Task: Retype exactly the lines from the first one through the line with "ctx.save();", including both ends; skip any pictures.

>> START Task data

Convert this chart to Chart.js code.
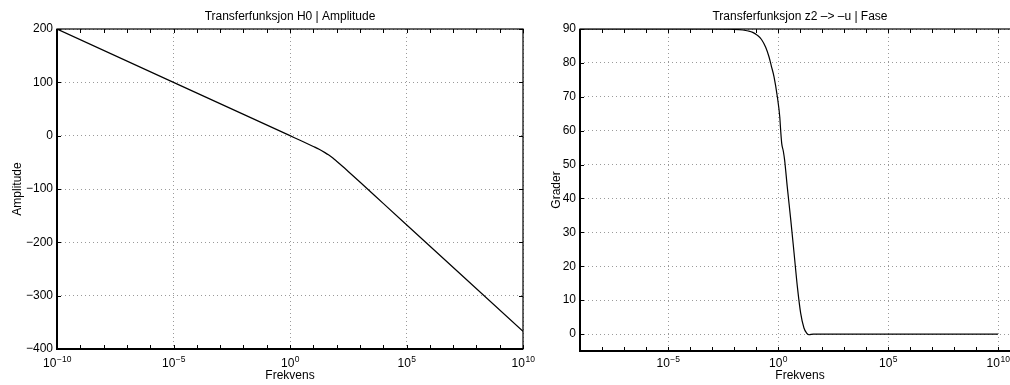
<!DOCTYPE html>
<html>
<head>
<meta charset="utf-8">
<script src="https://cdn.jsdelivr.net/npm/chart.js@4.4.1/dist/chart.umd.min.js"></script>
<style>
  html, body { margin: 0; padding: 0; background: #fff; overflow: hidden; }
  #wrap { position: relative; width: 1010px; height: 385px; overflow: hidden; background: #fff; }
  canvas { position: absolute; top: 0; }
  #ampChart { left: 0; }
  #phaseChart { left: 530px; }
</style>
</head>
<body>
<div id="wrap">
  <canvas id="ampChart" width="540" height="385"></canvas>
  <canvas id="phaseChart" width="500" height="385"></canvas>
</div>
<script>
// H0 amplitude in dB, frequency given as power of ten
var ampExp = [-10, -5, 0, 0.5, 1, 1.25, 1.5, 1.65, 1.84, 2, 2.25, 2.5, 3, 4, 5, 10];
var ampDb = [200, 100, 0, -10, -20.2, -25.5, -31.8, -36, -42, -47.9, -57.3, -67.1, -87, -127, -167, -367];
var ampTicks = [-400, -300, -200, -100, 0, 100, 200];
var ampFreqTicks = [-10, -5, 0, 5, 10];

// z2 -> -u phase in degrees
var phaseExp = [-9, -3, -2, -1.6, -1.35, -1.15, -0.95, -0.75, -0.56, -0.41, -0.3, -0.18, -0.03, 0.08, 0.12, 0.17, 0.24, 0.30, 0.42, 0.58, 0.73, 0.88, 1.03, 1.18, 1.30, 1.41, 1.6, 2, 10];
var phaseDeg = [90, 90, 89.9, 89.7, 89.4, 89.0, 88.2, 86.9, 84.6, 81.8, 79.0, 75.9, 70, 64.1, 60.2, 56.2, 54.0, 51.4, 43.5, 33.7, 23.9, 14.0, 6.2, 1.8, 0.3, -0.2, 0, 0, 0];
var phaseTicks = [0, 10, 20, 30, 40, 50, 60, 70, 80, 90];
var phaseFreqTicks = [-5, 0, 5, 10];

var FONT = "'Liberation Sans', Arial, Helvetica, sans-serif";

// box, inward ticks, 10^n labels and titles drawn the matlab way
var matlabAxes = {
    id: 'matlabAxes',
    afterDraw: function (chart, args, opts) {
        var ctx = chart.ctx;
        var a = chart.chartArea;
        var x = chart.scales.x;
        var y = chart.scales.y;
        ctx.save();

        ctx.strokeStyle = '#000';
        ctx.lineWidth = 1;
        ctx.beginPath();
        var lo = Math.ceil(Math.log10(x.min) - 1e-9);
        var hi = Math.floor(Math.log10(x.max) + 1e-9);
        for (var e = lo; e <= hi; e++) {
            var px = Math.round(x.getPixelForValue(Math.pow(10, e))) + 0.5;
            ctx.moveTo(px, a.bottom);
            ctx.lineTo(px, a.bottom - 4);
            ctx.moveTo(px, a.top);
            ctx.lineTo(px, a.top + 4);
        }
        y.ticks.forEach(function (t) {
            var py = Math.round(y.getPixelForValue(t.value)) + 0.5;
            ctx.moveTo(a.left, py);
            ctx.lineTo(a.left + 4, py);
            ctx.moveTo(a.right, py);
            ctx.lineTo(a.right - 4, py);
        });
        ctx.stroke();

        // frame: heavier on left and bottom
        ctx.lineWidth = 1.2;
        ctx.strokeRect(a.left, a.top, a.right - a.left, a.bottom - a.top);
        ctx.lineWidth = 2;
        ctx.beginPath();
        ctx.moveTo(a.left, a.top);
        ctx.lineTo(a.left, a.bottom);
        ctx.lineTo(a.right, a.bottom);
        ctx.stroke();

        // x tick labels as 10 with superscript exponent
        ctx.fillStyle = '#000';
        ctx.textAlign = 'left';
        ctx.textBaseline = 'alphabetic';
        x.ticks.forEach(function (t) {
            var n = Math.round(Math.log10(t.value));
            var base = '10';
            var sup = String(n).replace('-', '\u2212');
            ctx.font = '12px ' + FONT;
            var wb = ctx.measureText(base).width;
            ctx.font = '8.5px ' + FONT;
            var ws = ctx.measureText(sup).width;
            var left = x.getPixelForValue(t.value) - (wb + ws) / 2;
            ctx.font = '12px ' + FONT;
            ctx.fillText(base, left, 367);
            ctx.font = '8.5px ' + FONT;
            ctx.fillText(sup, left + wb + 0.5, 361.5);
        });

        // titles
        var cx = (a.left + a.right) / 2;
        ctx.font = '12px ' + FONT;
        ctx.textAlign = 'center';
        ctx.fillText(opts.title, cx, 19.5);
        ctx.fillText('Frekvens', cx, 378.5);

        ctx.translate(opts.yTitleX, (a.top + a.bottom) / 2);
        ctx.rotate(-Math.PI / 2);
        ctx.textBaseline = 'middle';
        ctx.fillText(opts.yTitle, 0, 0);
        ctx.restore();
    }
};

function lagGraf(id, exps, vals, cfg) {
    var punkter = exps.map(function (e, i) {
        return { x: Math.pow(10, e), y: vals[i] };
    });
    return new Chart(document.getElementById(id), {
        type: 'line',
        data: {
            datasets: [{
                data: punkter,
                borderColor: '#000',
                borderWidth: 1.2,
                pointRadius: 0,
                fill: false,
                cubicInterpolationMode: 'monotone'
            }]
        },
        options: {
            responsive: false,
            animation: false,
            devicePixelRatio: 1,
            layout: { padding: { top: 29, right: cfg.padRight, left: 0, bottom: 0 } },
            plugins: {
                legend: { display: false },
                tooltip: { enabled: false },
                matlabAxes: { title: cfg.title, yTitle: cfg.yTitle, yTitleX: cfg.yTitleX }
            },
            scales: {
                x: {
                    type: 'logarithmic',
                    min: cfg.xMin,
                    max: cfg.xMax,
                    afterBuildTicks: function (s) {
                        s.ticks = cfg.xTicks.map(function (e) { return { value: Math.pow(10, e) }; });
                    },
                    afterFit: function (s) { s.height = cfg.xHeight; },
                    ticks: { display: false },
                    grid: { color: '#9a9a9a', lineWidth: 1, drawTicks: false },
                    border: { display: false, dash: [1, 3] }
                },
                y: {
                    min: cfg.yMin,
                    max: cfg.yMax,
                    afterBuildTicks: function (s) {
                        s.ticks = cfg.yTicks.map(function (v) { return { value: v }; });
                    },
                    afterFit: function (s) { s.width = cfg.yWidth; },
                    ticks: {
                        color: '#000',
                        padding: 4,
                        font: { family: FONT, size: 12 },
                        callback: function (v) { return String(v).replace('-', '\u2212'); }
                    },
                    grid: { color: '#9a9a9a', lineWidth: 1, drawTicks: false },
                    border: { display: false, dash: [1, 3] }
                }
            }
        },
        plugins: [matlabAxes]
    });
}

lagGraf('ampChart', ampExp, ampDb, {
    title: 'Transferfunksjon H0 | Amplitude',
    yTitle: 'Amplitude',
    yTitleX: 18,
    xMin: 1e-10, xMax: 1e10, xTicks: ampFreqTicks,
    yMin: -400, yMax: 200, yTicks: ampTicks,
    yWidth: 57, xHeight: 36, padRight: 17
});

lagGraf('phaseChart', phaseExp, phaseDeg, {
    title: 'Transferfunksjon z2 \u2013> \u2013u | Fase',
    yTitle: 'Grader',
    yTitleX: 27,
    xMin: 1e-9, xMax: 1e11, xTicks: phaseFreqTicks,
    yMin: -5, yMax: 90, yTicks: phaseTicks,
    yWidth: 50, xHeight: 34, padRight: 10
});
</script>
</body>
</html>
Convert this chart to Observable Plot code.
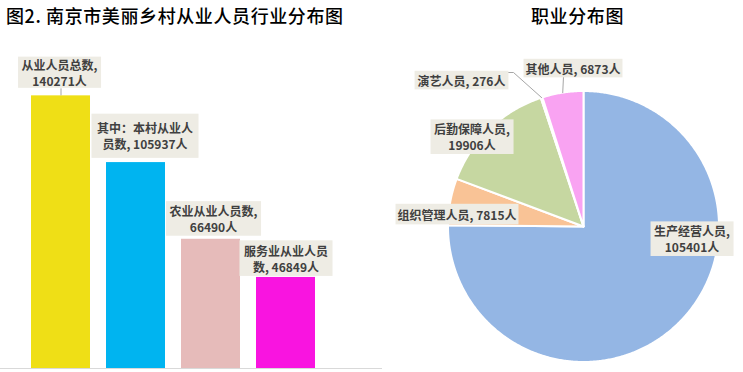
<!DOCTYPE html>
<html><head><meta charset="utf-8">
<script src="https://cdn.jsdelivr.net/npm/d3@7"></script>
<script src="https://cdn.jsdelivr.net/npm/@observablehq/plot@0.6"></script>
<style>
body{margin:0;background:#fff;font-family:"Noto Sans CJK SC",sans-serif;}
#wrap{position:relative;width:743px;height:372px;overflow:hidden;background:#fff;}
.title{position:absolute;top:2px;font-size:18px;font-weight:500;color:#000;white-space:nowrap;line-height:26px;letter-spacing:0.6px;font-family:"Noto Sans CJK SC",sans-serif;}
#left,#right{position:absolute;top:0;}
#left{left:0}
#right{left:383px}
svg{display:block}
</style></head><body>
<div id="wrap">
<div id="left"></div><div id="right"></div>
<div class="title" style="left:6px">图2. 南京市美丽乡村从业人员行业分布图</div>
<div class="title" style="left:531px">职业分布图</div>
</div>
<script>
// ---------- data ----------
const barCategories = ["从业人员总数", "其中：本村从业人员数", "农业从业人员数", "服务业从业人员数"];
const barValues = [140271, 105937, 66490, 46849];
const barLabels = ["从业人员总数,\n140271人", "其中：本村从业人\n员数, 105937人", "农业从业人员数,\n66490人", "服务业从业人员\n数, 46849人"];
const barColors = ["#EFDF16", "#00B4F0", "#E6BBBA", "#F914E0"];

const pieCategories = ["生产经营人员", "组织管理人员", "后勤保障人员", "演艺人员", "其他人员"];
const pieValues = [105401, 7815, 19906, 276, 6873];
const pieLabels = ["生产经营人员,\n105401人", "组织管理人员, 7815人", "后勤保障人员,\n19906人", "演艺人员, 276人", "其他人员, 6873人"];
const pieColors = ["#94B6E4", "#F9C396", "#C6D7A1", "#CCC1DA", "#F9A3F2"];

// ---------- layout ----------
const boxFill = "#EEECE4", textFill = "#404040", leaderColor = "#A6A6A6";
const barLabelLayout = [
  {dx: -1.5, dy: -23.3, px: 3.5, py: -1},
  {dx: 9, dy: -26.5, px: 5.5, py: 5.5},
  {dx: 2.5, dy: -20.5, px: 3.5, py: 0.7},
  {dx: 0, dy: -19, px: 4.5, py: 1.2}
];
const pieRadius = 135.5;
const pieLabelLayout = [
  {x: 108.5, y: -12.5, px: 3.5, py: 0.7},
  {x: -126.5, y: 12.1, px: 2, py: 1.8},
  {x: -111.5, y: 89.5, px: 3.5, py: 0.7},
  {x: -122, y: 146.1, px: 3, py: 0.8},
  {x: -10.5, y: 158.1, px: 2, py: 0.8}
];

function addBoxes(svg, layouts) {
  const texts = svg.querySelectorAll('g[aria-label="text"] text');
  texts.forEach((t, i) => {
    const L = layouts[i];
    const bb = t.getBBox();
    const r = document.createElementNS("http://www.w3.org/2000/svg", "rect");
    r.setAttribute("x", bb.x - L.px);
    r.setAttribute("y", bb.y - L.py);
    r.setAttribute("width", bb.width + 2 * L.px);
    r.setAttribute("height", bb.height + 2 * L.py);
    r.setAttribute("fill", boxFill);
    if (t.getAttribute("transform")) r.setAttribute("transform", t.getAttribute("transform"));
    t.parentNode.insertBefore(r, t);
  });
}

// ---------- left: bar chart ----------
const bars = barCategories.map((c, i) => ({cat: c, value: barValues[i], label: barLabels[i]}));
const yTop = 57, yBase = 368, yMax = 160000;
const pxPerUnit = (yBase - yTop) / yMax;

const left = Plot.plot({
  width: 383, height: 372,
  marginLeft: 0, marginRight: 1, marginTop: 0, marginBottom: 0,
  style: {fontFamily: "Noto Sans CJK SC", fontSize: "12px", background: "transparent"},
  x: {type: "band", domain: barCategories, range: [13.8, 332.6], padding: 0.2137, axis: null},
  y: {domain: [0, yMax], range: [yBase, yTop], axis: null},
  color: {domain: barCategories, range: barColors},
  marks: [
    Plot.barY(bars, {x: "cat", y: "value", fill: "cat"}),
    Plot.ruleY([0], {stroke: "#D9D9D9", strokeWidth: 1}),
    Plot.ruleX([bars[0]], {x: "cat", y1: "value", y2: d => d.value + 7 / pxPerUnit, stroke: leaderColor, strokeWidth: 1}),
    ...bars.map((b, i) => Plot.text([b], {
      x: "cat", y: "value", text: "label",
      dx: barLabelLayout[i].dx, dy: barLabelLayout[i].dy,
      lineAnchor: "middle", lineHeight: 1.35,
      fontWeight: "bold", fill: textFill
    }))
  ]
});
document.getElementById("left").appendChild(left);
addBoxes(left, barLabelLayout);

// ---------- right: pie chart ----------
const arcs = d3.pie().sort(null).value(d => d)(pieValues);
const slicePts = [];
arcs.forEach((a, i) => {
  const name = pieCategories[i];
  slicePts.push({name, x: 0, y: 0});
  const n = Math.max(2, Math.ceil((a.endAngle - a.startAngle) / (Math.PI / 360)));
  for (let j = 0; j <= n; j++) {
    const t = a.startAngle + (a.endAngle - a.startAngle) * j / n;
    slicePts.push({name, x: pieRadius * Math.sin(t), y: pieRadius * Math.cos(t)});
  }
});
const mid = i => {
  const t = (arcs[i].startAngle + arcs[i].endAngle) / 2;
  return {x: pieRadius * Math.sin(t), y: pieRadius * Math.cos(t)};
};
const leaders = [
  {id: "演艺", x: -76, y: 154}, {id: "演艺", x: -70, y: 154}, {id: "演艺", ...mid(3)},
  {id: "其他", x: -20, y: 150}, {id: "其他", ...mid(4)}
];
const pieLabelData = pieLabels.map((l, i) => ({label: l, x: pieLabelLayout[i].x, y: pieLabelLayout[i].y}));

const right = Plot.plot({
  width: 360, height: 372,
  margin: 0,
  style: {fontFamily: "Noto Sans CJK SC", fontSize: "12px", background: "transparent", overflow: "visible"},
  x: {domain: [-200, 160], range: [0, 360], axis: null},
  y: {domain: [-146, 226], range: [372, 0], axis: null},
  color: {domain: pieCategories, range: pieColors},
  marks: [
    Plot.line(slicePts, {x: "x", y: "y", z: "name", fill: "name", stroke: "white", strokeWidth: 2, curve: "linear-closed"}),
    Plot.line(leaders, {x: "x", y: "y", z: "id", stroke: leaderColor, strokeWidth: 1}),
    Plot.text(pieLabelData, {x: "x", y: "y", text: "label", lineAnchor: "middle", lineHeight: 1.35, fontWeight: "bold", fill: textFill})
  ]
});
document.getElementById("right").appendChild(right);
addBoxes(right, pieLabelLayout);
</script>
</body></html>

>> END Task data

Correct response:
Convert this chart to Chart.js code.
<!DOCTYPE html>
<html>
<head>
<meta charset="utf-8">
<script src="https://cdn.jsdelivr.net/npm/chart.js@4.4.1/dist/chart.umd.min.js"></script>
<style>
  html, body { margin: 0; padding: 0; background: #fff; overflow: hidden; }
  #wrap { position: relative; width: 1010px; height: 385px; overflow: hidden; background: #fff; }
  canvas { position: absolute; top: 0; }
  #ampChart { left: 0; }
  #phaseChart { left: 530px; }
</style>
</head>
<body>
<div id="wrap">
  <canvas id="ampChart" width="540" height="385"></canvas>
  <canvas id="phaseChart" width="500" height="385"></canvas>
</div>
<script>
// H0 amplitude in dB, frequency given as power of ten
var ampExp = [-10, -5, 0, 0.5, 1, 1.25, 1.5, 1.65, 1.84, 2, 2.25, 2.5, 3, 4, 5, 10];
var ampDb = [200, 100, 0, -10, -20.2, -25.5, -31.8, -36, -42, -47.9, -57.3, -67.1, -87, -127, -167, -367];
var ampTicks = [-400, -300, -200, -100, 0, 100, 200];
var ampFreqTicks = [-10, -5, 0, 5, 10];

// z2 -> -u phase in degrees
var phaseExp = [-9, -3, -2, -1.6, -1.35, -1.15, -0.95, -0.75, -0.56, -0.41, -0.3, -0.18, -0.03, 0.08, 0.12, 0.17, 0.24, 0.30, 0.42, 0.58, 0.73, 0.88, 1.03, 1.18, 1.30, 1.41, 1.6, 2, 10];
var phaseDeg = [90, 90, 89.9, 89.7, 89.4, 89.0, 88.2, 86.9, 84.6, 81.8, 79.0, 75.9, 70, 64.1, 60.2, 56.2, 54.0, 51.4, 43.5, 33.7, 23.9, 14.0, 6.2, 1.8, 0.3, -0.2, 0, 0, 0];
var phaseTicks = [0, 10, 20, 30, 40, 50, 60, 70, 80, 90];
var phaseFreqTicks = [-5, 0, 5, 10];

var FONT = "'Liberation Sans', Arial, Helvetica, sans-serif";

// box, inward ticks, 10^n labels and titles drawn the matlab way
var matlabAxes = {
    id: 'matlabAxes',
    afterDraw: function (chart, args, opts) {
        var ctx = chart.ctx;
        var a = chart.chartArea;
        var x = chart.scales.x;
        var y = chart.scales.y;
        ctx.save();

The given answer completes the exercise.